Respondent seeks to reopen prior proceedings, to reargue lost causes, to attack final judgments. In her argument to the court, respondent stated: "I have rights as an attorney, I have been trained in a certain way to analyze a certain way. I don't think the court used its full analysis of the issues. Period." This notwithstanding that the Stipulation was made subsequent to the court's decision and order and notwithstanding that respondent waited until she had been sued again, for newly accrued arrears, to make this argument.

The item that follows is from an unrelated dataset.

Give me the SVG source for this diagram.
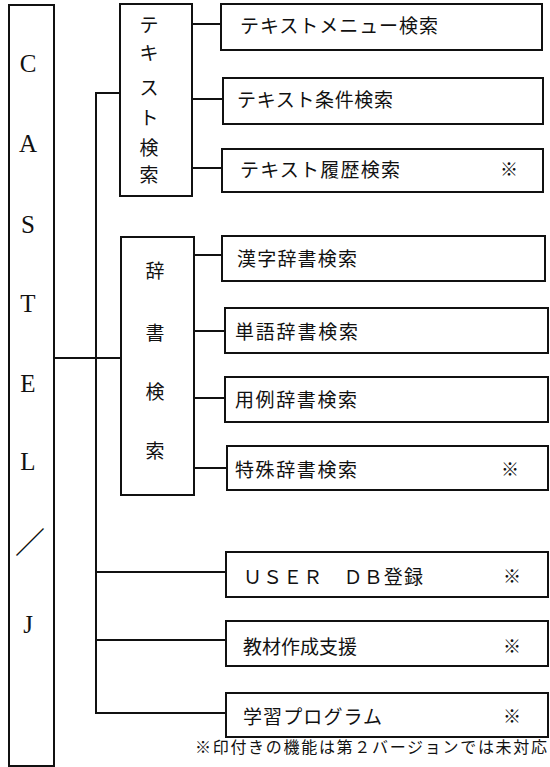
<svg xmlns="http://www.w3.org/2000/svg" width="550" height="767" viewBox="0 0 550 767">
<style>
rect{fill:#fff;stroke:#111;stroke-width:2}
.c line{stroke:#111;stroke-width:2}
.t{font-family:"Noto Sans CJK JP","Noto Sans CJK SC",sans-serif;font-size:19px;fill:#111;dominant-baseline:central}
.v{font-family:"Noto Sans CJK JP","Noto Sans CJK SC",sans-serif;font-size:19px;fill:#111;dominant-baseline:central;text-anchor:middle}
.L{font-family:"Liberation Serif",serif;font-size:25px;fill:#111;text-anchor:middle}
.m{font-family:"Noto Sans CJK JP",sans-serif;font-size:18px;fill:#111;dominant-baseline:central;text-anchor:middle}
.f{font-family:"Noto Sans CJK JP","Noto Sans CJK SC",sans-serif;font-size:16px;fill:#111;dominant-baseline:central}
</style>
<rect width="550" height="767" style="fill:#fff;stroke:none"/>
<g class="c" id="connectors">
<line x1="96" y1="92" x2="96" y2="714"/>
<line x1="95" y1="93" x2="120" y2="93"/>
<line x1="55" y1="358" x2="121" y2="358"/>
<line x1="95" y1="572" x2="226" y2="572"/>
<line x1="95" y1="640" x2="226" y2="640"/>
<line x1="95" y1="713" x2="226" y2="713"/>
<line x1="192" y1="24" x2="221" y2="24"/>
<line x1="192" y1="99" x2="223" y2="99"/>
<line x1="192" y1="168" x2="222" y2="168"/>
<line x1="194" y1="255" x2="222" y2="255"/>
<line x1="194" y1="331" x2="225" y2="331"/>
<line x1="194" y1="398" x2="225" y2="398"/>
<line x1="194" y1="468" x2="227" y2="468"/>
</g>
<g id="castel">
<rect x="9" y="5" width="45" height="761"/>
<text class="L" x="28" y="72">C</text>
<text class="L" x="28" y="152">A</text>
<text class="L" x="28" y="233">S</text>
<text class="L" x="28" y="312">T</text>
<text class="L" x="28" y="392">E</text>
<text class="L" x="28" y="470">L</text>
<text class="v" x="30" y="540" style="font-size:30px">／</text>
<text class="L" x="28" y="633">J</text>
</g>
<g id="text-search">
<rect x="120" y="4" width="72" height="192"/>
<text class="v" x="149" y="23">テ</text>
<text class="v" x="149" y="51">キ</text>
<text class="v" x="149" y="86">ス</text>
<text class="v" x="149" y="116">ト</text>
<text class="v" x="149" y="146">検</text>
<text class="v" x="149" y="173">索</text>
</g>
<g id="dict-search">
<rect x="121" y="237" width="73" height="258"/>
<text class="v" x="155" y="269">辞</text>
<text class="v" x="155" y="331">書</text>
<text class="v" x="155" y="390">検</text>
<text class="v" x="155" y="449">索</text>
</g>
<g id="n1"><rect x="221" y="4" width="321" height="46"/><text class="t" x="240" y="24" textLength="198">テキストメニュー検索</text></g>
<g id="n2"><rect x="223" y="78" width="320" height="46"/><text class="t" x="237" y="98" textLength="156">テキスト条件検索</text></g>
<g id="n3"><rect x="222" y="149" width="321" height="43"/><text class="t" x="240" y="168" textLength="160">テキスト履歴検索</text><text class="m" x="509" y="168">※</text></g>
<g id="n4"><rect x="222" y="236" width="323" height="45"/><text class="t" x="237" y="257" textLength="120">漢字辞書検索</text></g>
<g id="n5"><rect x="225" y="308" width="323" height="45"/><text class="t" x="235" y="330" textLength="123">単語辞書検索</text></g>
<g id="n6"><rect x="225" y="377" width="323" height="45"/><text class="t" x="235" y="398" textLength="122">用例辞書検索</text></g>
<g id="n7"><rect x="227" y="446" width="321" height="44"/><text class="t" x="235" y="468" textLength="122">特殊辞書検索</text><text class="m" x="510" y="468">※</text></g>
<g id="n8"><rect x="226" y="552" width="322" height="45"/><text class="t" x="243" y="575" textLength="180">ＵＳＥＲ　ＤＢ登録</text><text class="m" x="512" y="575">※</text></g>
<g id="n9"><rect x="226" y="621" width="322" height="45"/><text class="t" x="243" y="645" textLength="114">教材作成支援</text><text class="m" x="512" y="645">※</text></g>
<g id="n10"><rect x="226" y="693" width="322" height="44"/><text class="t" x="243" y="715" textLength="139">学習プログラム</text><text class="m" x="512" y="715">※</text></g>
<text class="f" x="195" y="746" textLength="352">※印付きの機能は第２バージョンでは未対応</text>
</svg>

Respondent has shown her mastery of the delaying tactic. She has benefited from her skill. She must be discouraged. The court finds respondent's motion is so blatantly dilatory and frivolous that respondent should be ordered to pay, and hereby is ordered to pay, the sum of $300.00, payable to the Client Security Fund on or before April 31, 1996. Were respondent not a solo practitioner, the court would impose a greater sanction. The court hopes that this sanction is sufficient to restrain respondent from engaging in further frivolous conduct (see Jones v. Camar Realty Corp., 167 A.D.2d 285 [1990]).

This constitutes the decision and order of the court.


Footnote

1. The court notes that petitioner obtained the January 31, 1994 judgment, which allowed it to evict respondents, in order to obtain the rent which then totaled more than $28,000.00. It appears that petitioner was willing to take less than the judgment amount in order to get paid and to end the litigation. This is not the type of conduct which can support laches.